══ DATA PROVIDED ══

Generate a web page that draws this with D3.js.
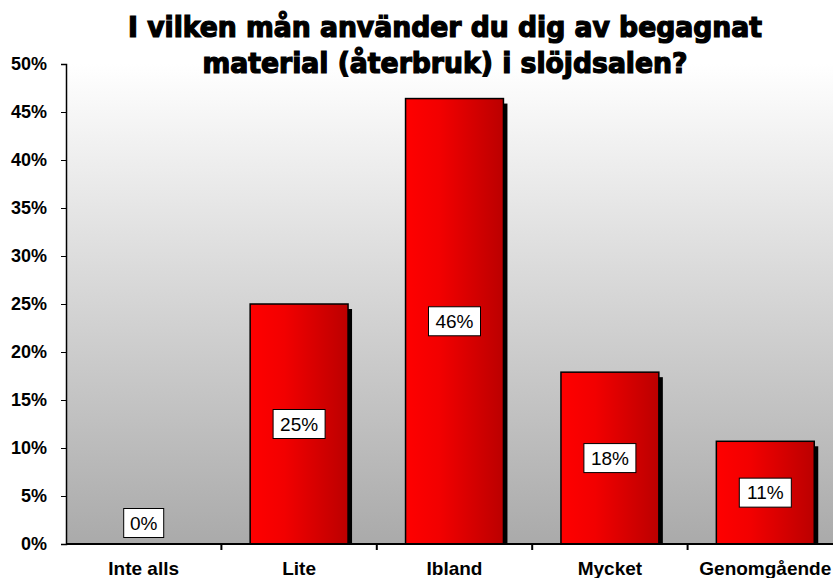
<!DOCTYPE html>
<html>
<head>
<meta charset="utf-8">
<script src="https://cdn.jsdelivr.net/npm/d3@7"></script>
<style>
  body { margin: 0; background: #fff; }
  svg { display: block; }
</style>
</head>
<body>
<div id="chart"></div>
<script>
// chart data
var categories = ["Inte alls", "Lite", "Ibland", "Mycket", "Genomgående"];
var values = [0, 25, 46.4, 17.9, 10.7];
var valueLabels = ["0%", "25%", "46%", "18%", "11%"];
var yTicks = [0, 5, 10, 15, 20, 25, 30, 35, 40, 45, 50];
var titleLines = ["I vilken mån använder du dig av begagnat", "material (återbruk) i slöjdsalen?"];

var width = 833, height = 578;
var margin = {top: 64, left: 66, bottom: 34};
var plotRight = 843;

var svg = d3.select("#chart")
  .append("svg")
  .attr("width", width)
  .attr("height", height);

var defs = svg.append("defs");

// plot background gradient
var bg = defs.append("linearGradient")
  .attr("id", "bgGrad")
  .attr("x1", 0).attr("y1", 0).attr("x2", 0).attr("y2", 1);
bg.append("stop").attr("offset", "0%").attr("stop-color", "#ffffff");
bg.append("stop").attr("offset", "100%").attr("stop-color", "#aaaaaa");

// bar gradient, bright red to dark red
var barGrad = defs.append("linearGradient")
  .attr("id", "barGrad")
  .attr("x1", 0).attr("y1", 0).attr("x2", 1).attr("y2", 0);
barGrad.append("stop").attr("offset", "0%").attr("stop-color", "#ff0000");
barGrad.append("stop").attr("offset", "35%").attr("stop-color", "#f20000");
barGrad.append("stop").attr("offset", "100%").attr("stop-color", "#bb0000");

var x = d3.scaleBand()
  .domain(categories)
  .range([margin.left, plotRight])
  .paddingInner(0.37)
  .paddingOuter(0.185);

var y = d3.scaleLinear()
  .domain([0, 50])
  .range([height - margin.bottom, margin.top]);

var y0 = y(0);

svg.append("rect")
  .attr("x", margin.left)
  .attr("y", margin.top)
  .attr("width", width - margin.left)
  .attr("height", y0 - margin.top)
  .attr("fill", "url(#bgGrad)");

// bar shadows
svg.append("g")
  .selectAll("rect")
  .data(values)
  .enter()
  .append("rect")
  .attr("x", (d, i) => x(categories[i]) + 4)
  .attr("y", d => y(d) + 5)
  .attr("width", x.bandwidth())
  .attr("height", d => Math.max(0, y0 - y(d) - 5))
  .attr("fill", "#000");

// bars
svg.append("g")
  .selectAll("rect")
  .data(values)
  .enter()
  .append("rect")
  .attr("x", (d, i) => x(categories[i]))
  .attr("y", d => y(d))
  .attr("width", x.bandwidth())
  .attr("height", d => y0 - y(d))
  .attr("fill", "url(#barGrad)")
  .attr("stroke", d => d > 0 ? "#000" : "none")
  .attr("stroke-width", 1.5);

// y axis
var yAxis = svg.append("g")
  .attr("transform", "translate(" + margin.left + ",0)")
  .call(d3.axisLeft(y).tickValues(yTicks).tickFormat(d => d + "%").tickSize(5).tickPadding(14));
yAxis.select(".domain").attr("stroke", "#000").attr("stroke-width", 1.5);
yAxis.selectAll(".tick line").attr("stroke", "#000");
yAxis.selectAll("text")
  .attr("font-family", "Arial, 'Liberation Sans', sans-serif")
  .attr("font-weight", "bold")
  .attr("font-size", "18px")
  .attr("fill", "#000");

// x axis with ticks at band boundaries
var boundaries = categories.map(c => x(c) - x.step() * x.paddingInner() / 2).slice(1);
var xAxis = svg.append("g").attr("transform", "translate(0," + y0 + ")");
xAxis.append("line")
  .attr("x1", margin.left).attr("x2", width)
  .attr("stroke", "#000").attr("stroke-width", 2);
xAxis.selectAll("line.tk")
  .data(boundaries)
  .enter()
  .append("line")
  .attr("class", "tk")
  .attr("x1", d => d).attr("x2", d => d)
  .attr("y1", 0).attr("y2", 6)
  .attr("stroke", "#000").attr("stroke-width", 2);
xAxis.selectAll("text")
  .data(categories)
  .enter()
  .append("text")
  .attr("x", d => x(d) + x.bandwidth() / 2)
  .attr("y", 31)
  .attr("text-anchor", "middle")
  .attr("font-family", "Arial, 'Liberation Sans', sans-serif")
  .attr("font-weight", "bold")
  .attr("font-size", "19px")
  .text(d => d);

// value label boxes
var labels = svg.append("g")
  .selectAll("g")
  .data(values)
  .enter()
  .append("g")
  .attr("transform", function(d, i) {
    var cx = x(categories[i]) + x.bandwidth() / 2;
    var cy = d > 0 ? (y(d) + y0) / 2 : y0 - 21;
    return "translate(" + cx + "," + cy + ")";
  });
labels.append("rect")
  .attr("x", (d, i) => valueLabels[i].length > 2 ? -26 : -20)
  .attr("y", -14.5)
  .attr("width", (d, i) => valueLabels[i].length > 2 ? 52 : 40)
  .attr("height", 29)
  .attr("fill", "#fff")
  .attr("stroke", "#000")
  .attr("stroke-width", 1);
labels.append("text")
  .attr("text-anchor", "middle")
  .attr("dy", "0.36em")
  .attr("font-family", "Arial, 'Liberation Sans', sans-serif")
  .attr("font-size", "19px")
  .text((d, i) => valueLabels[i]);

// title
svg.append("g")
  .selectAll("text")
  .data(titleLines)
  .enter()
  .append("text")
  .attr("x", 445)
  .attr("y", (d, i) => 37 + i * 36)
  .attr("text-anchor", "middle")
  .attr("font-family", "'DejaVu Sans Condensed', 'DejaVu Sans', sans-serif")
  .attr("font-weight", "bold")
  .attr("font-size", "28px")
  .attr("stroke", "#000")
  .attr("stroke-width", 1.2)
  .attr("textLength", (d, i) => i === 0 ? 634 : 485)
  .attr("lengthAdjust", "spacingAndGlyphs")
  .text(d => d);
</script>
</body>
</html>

═══

> [WORK INSTRUCTIONS]
Filter the data, keeping only the lines that contain "with".

> [EXERCISE RESPONSE]
Generate a web page that draws this with D3.js.
// x axis with ticks at band boundaries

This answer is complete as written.